La « présence d’un agent neurotoxique de type A-234 », un agent de la série dite « Novichok », dans son « état vierge » ou, comme l’OIAC l’a déclaré, de « haute pureté », montre qu’il a été ajouté ultérieurement dans l’échantillon. Les agents ‘Novichok’ ne sont pas stables. Ils ont tendance à se dégrader rapidement. Leur présence à « l’état vierge » dans un échantillon prélevé 15 jours après l’incident Skripal est inexplicable. Un scientifique de l’ancien programme russe d’armes chimiques qui a travaillé avec des agents similaires, Leonid Rink, dit que si les Skripals avaient vraiment été exposés à un agent neurotoxique A-234 d’une telle pureté, ils seraient morts.

L’ensemble du cas, les symptômes montrés par les Skripals et la manière dont ils se sont rétablis, montre qu’ils ont plutôt été « drogués », c’est-à-dire empoisonnés par l’agent hallucinogène BZ, que « novichokés » avec un agent hautement neurotoxique ».

Sergei et Julia Skripal

L’OIAC avait envoyé des échantillons de sang des Skripals au laboratoire Spiez, en Suisse, qui a tracé du BZ, un psychotrope 25 fois plus puissant que le LSD. L’OIAC a caché ce fait dans ses rapports.

Une attaque au BZ contre les Skripals correspondrait aux symptômes observés et décrits par les témoins de la scène. Les Skripals hallucinaient effectivement et se comportaient de manière très étrange, Sergei Skipal levant les bras vers le ciel alors qu’il était assis sur un banc. L’exposition au BZ expliquerait aussi la survie des Skripals.

L’OIAC a expliqué la découverte de BZ en affirmant qu’elle en avait inséré au milieu des échantillons pour tester le laboratoire. Quelque chose que l’organisation déclare faire régulièrement. À l’époque, je croyais encore en l’OIAC et j’ai trouvé cette explication raisonnable :

« L’OIAC a répondu à la question russe concernant le BZ et le taux élevé de A-234 rapporté par le laboratoire Spiez.

L’OIAC a déclaré aujourd’hui qu’il s’agissait d’un test de contrôle du laboratoire. Ces tests sont régulièrement glissés dans les échantillons réels pour s’assurer que les laboratoires utilisés par l’OIAC sont en mesure de faire leur travail et ne manipulent pas leurs résultats.
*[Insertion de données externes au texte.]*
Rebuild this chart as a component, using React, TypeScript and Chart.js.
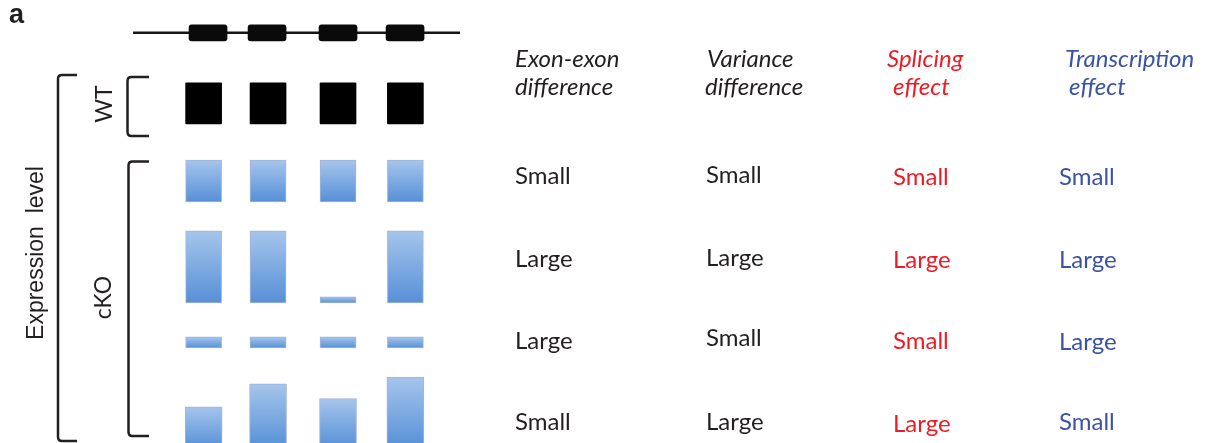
import React, { useEffect, useRef } from 'react';
import { Chart, registerables } from 'chart.js';

Chart.register(...registerables);

// ---------- data ----------
const exonLabels = ['Exon 1', 'Exon 2', 'Exon 3', 'Exon 4'];
// gene model (schematic gene coordinates, 0-100)
const geneStart = 0;
const geneEnd = 100;
const exonStart = [17.1, 35.2, 56.9, 77.4];
const exonEnd = [28.8, 46.8, 68.5, 89.0];
// lane centres of the expression bars (gene coordinates)
const laneCenters = [21.6, 41.3, 62.7, 83.3];

// expression levels (WT = 1)
const wtLevels = [1.0, 1.0, 1.0, 1.0];
const cko1Levels = [1.02, 1.02, 1.02, 1.02];
const cko2Levels = [1.76, 1.76, 0.15, 1.76];
const cko3Levels = [0.27, 0.27, 0.27, 0.27];
const cko4Levels = [1.0, 1.56, 1.2, 1.73];

// table
const headerExon = ['Exon-exon', 'difference'];
const headerVariance = ['Variance', 'difference'];
const headerSplicing = ['Splicing', 'effect'];
const headerTranscription = ['Transcription', 'effect'];
const exonExonDiff = ['Small', 'Large', 'Large', 'Small'];
const varianceDiff = ['Small', 'Large', 'Small', 'Large'];
const splicingEffect = ['Small', 'Large', 'Small', 'Large'];
const transcriptionEffect = ['Small', 'Large', 'Large', 'Small'];

// ---------- layout (not data) ----------
const W = 1209;
const H = 443;
const GENE_Y = 10.0;
const EXON_HALF = 0.195;
const WT_BASE = 7.78;
const CKO_BASES = [5.88, 3.415, 2.317, -0.12];

const BLACK = '#231F20';
const RED = '#ED1C24';
const BLUE = '#3A53A4';
const BODY_FONT = '24px Lato, "Open Sans", sans-serif';
const HEAD_FONT = 'italic 24px Lato, "Open Sans", sans-serif';

const colX = [515, 706, 893, 1059];
const headX1 = [515, 707, 887, 1065];
const headX2 = [515, 705, 893, 1069];
const headY = [67, 95];
const rowY = [
  [184, 183, 185, 185],
  [267, 266, 268, 268],
  [349, 346, 349, 350],
  [430, 430, 432, 430],
];

const blueGradient = (ctx: any) => {
  const chart = ctx.chart;
  const raw = ctx.raw;
  if (!raw || !chart.scales || !chart.scales.y) return '#7DAAE0';
  const y = chart.scales.y;
  const top = y.getPixelForValue(raw.y[1]);
  const bot = y.getPixelForValue(raw.y[0]);
  if (!isFinite(top) || !isFinite(bot) || top === bot) return '#7DAAE0';
  const g = chart.ctx.createLinearGradient(0, top, 0, bot);
  g.addColorStop(0, '#A6C5EC');
  g.addColorStop(1, '#5690D7');
  return g;
};

const annotPlugin = {
  id: 'annot',
  afterDraw(chart: any) {
    const c: CanvasRenderingContext2D = chart.ctx;
    c.save();
    c.fillStyle = BLACK;
    c.strokeStyle = BLACK;
    c.textAlign = 'left';
    c.textBaseline = 'alphabetic';

    // panel letter
    c.font = 'bold 27px "Liberation Sans", Arial, sans-serif';
    c.fillText('a', 9, 23);

    // brackets
    const bracket = (x: number, top: number, bottom: number, tick: number, r: number) => {
      c.beginPath();
      c.moveTo(tick, top);
      c.lineTo(x + r, top);
      c.quadraticCurveTo(x, top, x, top + r);
      c.lineTo(x, bottom - r);
      c.quadraticCurveTo(x, bottom, x + r, bottom);
      c.lineTo(tick, bottom);
      c.stroke();
    };
    c.lineWidth = 2.5;
    c.lineCap = 'butt';
    bracket(58, 75, 441, 77, 4);
    bracket(127.5, 77, 136, 149, 4);
    bracket(128.5, 161.5, 436, 149, 4);

    // rotated labels
    const rot = (txt: string, x: number, y: number, font: string) => {
      c.save();
      c.translate(x, y);
      c.rotate(-Math.PI / 2);
      c.font = font;
      c.textAlign = 'center';
      c.textBaseline = 'alphabetic';
      c.fillText(txt, 0, 0);
      c.restore();
    };
    rot('Expression  level', 43, 253, '23px "Liberation Sans", Arial, sans-serif');
    rot('WT', 112, 104, '23px Lato, "Open Sans", sans-serif');
    rot('cKO', 110.5, 297.5, '23px Lato, "Open Sans", sans-serif');

    // headers
    const headers = [headerExon, headerVariance, headerSplicing, headerTranscription];
    const colColors = [BLACK, BLACK, RED, BLUE];
    c.font = HEAD_FONT;
    headers.forEach((h, i) => {
      c.fillStyle = colColors[i];
      c.fillText(h[0], headX1[i], headY[0]);
      c.fillText(h[1], headX2[i], headY[1]);
    });

    // body
    const cols = [exonExonDiff, varianceDiff, splicingEffect, transcriptionEffect];
    c.font = BODY_FONT;
    cols.forEach((col, i) => {
      c.fillStyle = colColors[i];
      col.forEach((v, r) => c.fillText(v, colX[i], rowY[r][i]));
    });
    c.restore();
  },
};

export default function App() {
  const ref = useRef<HTMLCanvasElement | null>(null);
  useEffect(() => {
    if (!ref.current) return;
    const floating = (levels: number[], base: number) =>
      levels.map((v, i) => ({ x: laneCenters[i], y: [base, base + v] }));
    const ckoDataset = (levels: number[], base: number, label: string, thick: number) => ({
      type: 'bar' as const,
      label,
      data: floating(levels, base),
      backgroundColor: blueGradient,
      borderColor: 'rgba(84,122,178,0.55)',
      borderWidth: 1,
      borderSkipped: false,
      barThickness: thick,
      grouped: false,
      order: 1,
    });
    const chart = new Chart(ref.current, {
      type: 'bar',
      data: {
        datasets: [
          {
            type: 'line',
            label: 'gene',
            data: [
              { x: geneStart, y: GENE_Y },
              { x: geneEnd, y: GENE_Y },
            ],
            borderColor: '#151515',
            borderWidth: 2.5,
            pointRadius: 0,
            order: 5,
          } as any,
          {
            type: 'bar',
            label: 'exons',
            data: exonStart.map((s, i) => ({
              x: (s + exonEnd[i]) / 2,
              y: [GENE_Y - EXON_HALF, GENE_Y + EXON_HALF],
              name: exonLabels[i],
            })),
            backgroundColor: '#0a0a0a',
            borderWidth: 0,
            borderRadius: 3,
            borderSkipped: false,
            barThickness: 38,
            grouped: false,
            order: 1,
          } as any,
          {
            type: 'bar',
            label: 'WT',
            data: floating(wtLevels, WT_BASE),
            backgroundColor: '#000000',
            borderWidth: 0,
            borderRadius: 1,
            borderSkipped: false,
            barThickness: 36,
            grouped: false,
            order: 1,
          } as any,
          ckoDataset(cko1Levels, CKO_BASES[0], 'cKO 1', 36) as any,
          ckoDataset(cko2Levels, CKO_BASES[1], 'cKO 2', 36) as any,
          ckoDataset(cko3Levels, CKO_BASES[2], 'cKO 3', 36) as any,
          ckoDataset(cko4Levels, CKO_BASES[3], 'cKO 4', 37) as any,
        ],
      },
      options: {
        animation: false,
        responsive: false,
        events: [],
        layout: { padding: 0 },
        plugins: { legend: { display: false }, tooltip: { enabled: false } },
        scales: {
          x: { type: 'linear', min: -40.67, max: 329.05, display: false, offset: false },
          y: { type: 'linear', min: 0, max: 10.8, display: false },
        },
      },
      plugins: [annotPlugin],
    } as any);
    return () => chart.destroy();
  }, []);
  return (
    <div style={{ position: 'absolute', left: 0, top: 0, width: W, height: H, background: '#fff' }}>
      <canvas ref={ref} width={W} height={H} style={{ display: 'block', width: W, height: H }} />
    </div>
  );
}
Cette explication est raisonnable.

Je suppose que nous pouvons arrêter les théories sur le BZ et revenir à l’empoisonnement alimentaire comme cause la plus probable de la maladie des Skripal ».

Compte tenu de la manipulation ou de la suppression par la direction de l’OIAC des rapports de ses propres spécialistes dans le but d’attribuer l’incident de Douma au gouvernement syrien, je dois changer d’avis. Par la présente, je rétracte mon acceptation antérieure de l’explication de l’OIAC dans l’affaire Skripal.

Comme nous savons maintenant que la direction de l’OIAC manipule les rapports à volonté, nous ne pouvons plus accepter l’excuse du « test de contrôle » sans explications ni preuves supplémentaires.

Voici ce qui semble s’être passé.

L’OIAC n’a pas envoyé d’échantillon de contrôle à Spiez pour tester le laboratoire. Il a envoyé les échantillons originaux des Skripals. Spiez a trouvé du BZ et l’a rapporté à l’OIAC. L’OIAC a supprimé les résultats de Spiez dans ses propres rapports. D’une manière ou d’une autre, la Russie a eu vent des résultats de Spiez et a exposé la manipulation.

Prendre conscience du fait que les Skripals ont été « drogués » et non « novichokés » est important pour l’affaire Skripal. Cela rend beaucoup plus plausible que l’affaire Skripal soit une opération britannique visant à empêcher le retour de Sergei Skripal en Russie.